▸ Task requirements
Without skipping anything, write out each record below exactly.
-------------------------
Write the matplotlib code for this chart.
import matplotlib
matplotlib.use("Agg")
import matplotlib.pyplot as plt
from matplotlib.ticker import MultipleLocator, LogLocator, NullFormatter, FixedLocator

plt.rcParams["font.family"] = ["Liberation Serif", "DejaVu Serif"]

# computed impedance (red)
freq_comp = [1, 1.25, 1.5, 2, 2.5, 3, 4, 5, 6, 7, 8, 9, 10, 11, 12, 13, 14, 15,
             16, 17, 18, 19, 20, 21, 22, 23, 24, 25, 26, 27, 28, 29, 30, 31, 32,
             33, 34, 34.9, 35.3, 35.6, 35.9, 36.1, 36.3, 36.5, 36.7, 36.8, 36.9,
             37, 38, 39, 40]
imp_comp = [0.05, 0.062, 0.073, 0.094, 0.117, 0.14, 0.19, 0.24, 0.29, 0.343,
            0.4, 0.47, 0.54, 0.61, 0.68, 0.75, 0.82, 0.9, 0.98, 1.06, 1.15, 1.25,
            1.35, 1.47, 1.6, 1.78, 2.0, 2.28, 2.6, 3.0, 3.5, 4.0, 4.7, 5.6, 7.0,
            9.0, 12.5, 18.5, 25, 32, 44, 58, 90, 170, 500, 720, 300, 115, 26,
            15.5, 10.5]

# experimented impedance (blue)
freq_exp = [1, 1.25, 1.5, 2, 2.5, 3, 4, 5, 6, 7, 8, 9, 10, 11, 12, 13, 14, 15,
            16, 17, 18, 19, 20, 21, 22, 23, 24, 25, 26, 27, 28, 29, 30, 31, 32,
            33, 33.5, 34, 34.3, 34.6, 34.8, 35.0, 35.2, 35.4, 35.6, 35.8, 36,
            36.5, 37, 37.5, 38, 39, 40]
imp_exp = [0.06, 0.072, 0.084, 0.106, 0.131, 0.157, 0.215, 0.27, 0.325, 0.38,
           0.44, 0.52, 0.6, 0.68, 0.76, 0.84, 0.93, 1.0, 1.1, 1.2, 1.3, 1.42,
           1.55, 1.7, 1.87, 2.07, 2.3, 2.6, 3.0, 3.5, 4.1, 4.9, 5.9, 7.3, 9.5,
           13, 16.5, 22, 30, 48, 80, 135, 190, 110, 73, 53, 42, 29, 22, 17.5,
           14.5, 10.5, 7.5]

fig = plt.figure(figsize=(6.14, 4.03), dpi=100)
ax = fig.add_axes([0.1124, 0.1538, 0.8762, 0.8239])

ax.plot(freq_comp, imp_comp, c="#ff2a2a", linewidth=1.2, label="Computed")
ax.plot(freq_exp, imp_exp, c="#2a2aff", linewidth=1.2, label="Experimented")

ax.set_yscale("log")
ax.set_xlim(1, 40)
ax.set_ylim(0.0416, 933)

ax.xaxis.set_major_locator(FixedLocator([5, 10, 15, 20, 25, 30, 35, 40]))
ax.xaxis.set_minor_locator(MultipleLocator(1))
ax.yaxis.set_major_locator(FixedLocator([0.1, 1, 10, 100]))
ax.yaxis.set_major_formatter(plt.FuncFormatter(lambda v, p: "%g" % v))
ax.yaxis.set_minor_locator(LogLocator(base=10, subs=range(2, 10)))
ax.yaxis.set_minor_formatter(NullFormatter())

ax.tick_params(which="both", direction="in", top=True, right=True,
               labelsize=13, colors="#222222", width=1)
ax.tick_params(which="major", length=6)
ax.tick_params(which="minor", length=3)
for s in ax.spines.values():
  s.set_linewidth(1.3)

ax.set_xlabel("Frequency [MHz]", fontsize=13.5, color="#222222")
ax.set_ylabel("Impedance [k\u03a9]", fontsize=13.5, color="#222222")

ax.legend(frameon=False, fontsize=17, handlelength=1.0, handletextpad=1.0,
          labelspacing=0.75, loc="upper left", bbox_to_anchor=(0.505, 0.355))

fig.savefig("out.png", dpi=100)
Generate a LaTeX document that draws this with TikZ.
-------------------------
▸ Complete response
Write the matplotlib code for this chart.
import matplotlib
matplotlib.use("Agg")
import matplotlib.pyplot as plt
from matplotlib.ticker import MultipleLocator, LogLocator, NullFormatter, FixedLocator

plt.rcParams["font.family"] = ["Liberation Serif", "DejaVu Serif"]

# computed impedance (red)
freq_comp = [1, 1.25, 1.5, 2, 2.5, 3, 4, 5, 6, 7, 8, 9, 10, 11, 12, 13, 14, 15,
             16, 17, 18, 19, 20, 21, 22, 23, 24, 25, 26, 27, 28, 29, 30, 31, 32,
             33, 34, 34.9, 35.3, 35.6, 35.9, 36.1, 36.3, 36.5, 36.7, 36.8, 36.9,
             37, 38, 39, 40]
imp_comp = [0.05, 0.062, 0.073, 0.094, 0.117, 0.14, 0.19, 0.24, 0.29, 0.343,
            0.4, 0.47, 0.54, 0.61, 0.68, 0.75, 0.82, 0.9, 0.98, 1.06, 1.15, 1.25,
            1.35, 1.47, 1.6, 1.78, 2.0, 2.28, 2.6, 3.0, 3.5, 4.0, 4.7, 5.6, 7.0,
            9.0, 12.5, 18.5, 25, 32, 44, 58, 90, 170, 500, 720, 300, 115, 26,
            15.5, 10.5]

# experimented impedance (blue)
freq_exp = [1, 1.25, 1.5, 2, 2.5, 3, 4, 5, 6, 7, 8, 9, 10, 11, 12, 13, 14, 15,
            16, 17, 18, 19, 20, 21, 22, 23, 24, 25, 26, 27, 28, 29, 30, 31, 32,
            33, 33.5, 34, 34.3, 34.6, 34.8, 35.0, 35.2, 35.4, 35.6, 35.8, 36,
            36.5, 37, 37.5, 38, 39, 40]
imp_exp = [0.06, 0.072, 0.084, 0.106, 0.131, 0.157, 0.215, 0.27, 0.325, 0.38,
           0.44, 0.52, 0.6, 0.68, 0.76, 0.84, 0.93, 1.0, 1.1, 1.2, 1.3, 1.42,
           1.55, 1.7, 1.87, 2.07, 2.3, 2.6, 3.0, 3.5, 4.1, 4.9, 5.9, 7.3, 9.5,
           13, 16.5, 22, 30, 48, 80, 135, 190, 110, 73, 53, 42, 29, 22, 17.5,
           14.5, 10.5, 7.5]

fig = plt.figure(figsize=(6.14, 4.03), dpi=100)
ax = fig.add_axes([0.1124, 0.1538, 0.8762, 0.8239])

ax.plot(freq_comp, imp_comp, c="#ff2a2a", linewidth=1.2, label="Computed")
ax.plot(freq_exp, imp_exp, c="#2a2aff", linewidth=1.2, label="Experimented")

ax.set_yscale("log")
ax.set_xlim(1, 40)
ax.set_ylim(0.0416, 933)

ax.xaxis.set_major_locator(FixedLocator([5, 10, 15, 20, 25, 30, 35, 40]))
ax.xaxis.set_minor_locator(MultipleLocator(1))
ax.yaxis.set_major_locator(FixedLocator([0.1, 1, 10, 100]))
ax.yaxis.set_major_formatter(plt.FuncFormatter(lambda v, p: "%g" % v))
ax.yaxis.set_minor_locator(LogLocator(base=10, subs=range(2, 10)))
ax.yaxis.set_minor_formatter(NullFormatter())

ax.tick_params(which="both", direction="in", top=True, right=True,
               labelsize=13, colors="#222222", width=1)
ax.tick_params(which="major", length=6)
ax.tick_params(which="minor", length=3)
for s in ax.spines.values():
  s.set_linewidth(1.3)

ax.set_xlabel("Frequency [MHz]", fontsize=13.5, color="#222222")
ax.set_ylabel("Impedance [k\u03a9]", fontsize=13.5, color="#222222")

ax.legend(frameon=False, fontsize=17, handlelength=1.0, handletextpad=1.0,
          labelspacing=0.75, loc="upper left", bbox_to_anchor=(0.505, 0.355))

fig.savefig("out.png", dpi=100)
Generate a LaTeX document that draws this with TikZ.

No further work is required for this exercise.